- Governor Ortom said some northern states were keying into the anti-grazing law
- The Benue governor said herdsmen problem did not start in the Buhari administration
- He insisted he remains a member of the APC
Governor Samuel Ortom of Benue has reacted to rumour that he is leaving the All Progressives Congress (APC), perhaps due to attack by herdsmen in Benue state, saying he still remains a member of the ruling party,
Vanguard reports that the governor spoke on Tuesday, April 10, when he addressed the Benue state APC expanded caucus meeting in Makurdi.
The governor who described the rumour as baseless also said it was wrong for some persons to say the herdsmen attack started during President Muhammadu Buhari’s administration.
“I remain a member of the All Progressives Congress, APC. I have no intention of joining another political party. The rumour that I plan to dump APC is the handiwork of my detractors who want me to leave the party so that they can come in," Ortom said.
On the anti-grazing law, Ortom said it was being copied worldwide and that northern governors were also keying into it.
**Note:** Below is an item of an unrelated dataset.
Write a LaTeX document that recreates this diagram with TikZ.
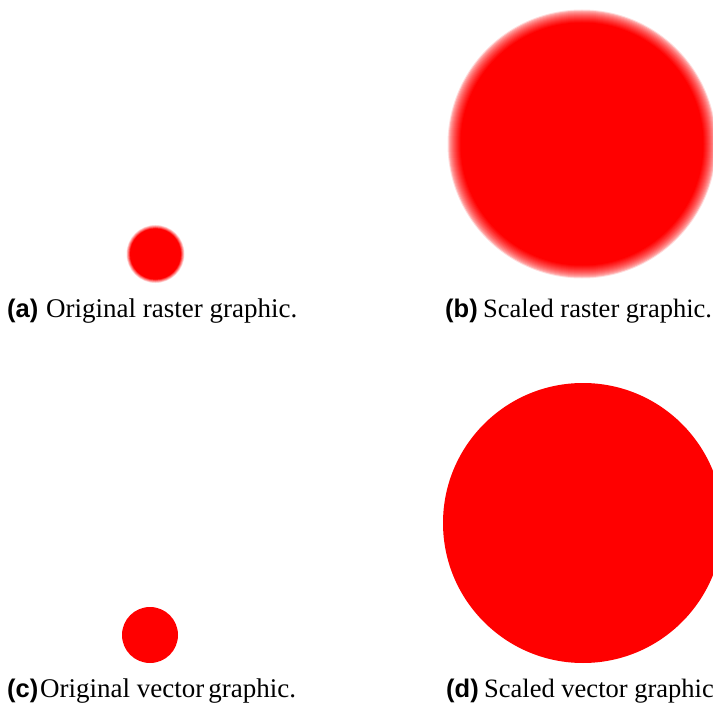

He reiterated that Nigeria has always had herdsmen crises. "Even in my days as minister the crisis was there so it would be wrong for anyone to say that Buhari started it," he added.
Meanwhile, the United States ambassador to Nigeria, Stuart Symington, voiced support for Governor Samuel Ortom’s advocacy for the establishment of ranches for cattle rearing in Benue state.
The ambassador made his comments during a visit to the governor at the Benue Peoples House, Makurdi.
NAIJ.com gathers that Symington opined that Nigeria could be one of the highest income earners from milk production if cattle were properly reared in ranches, instead of open grazing.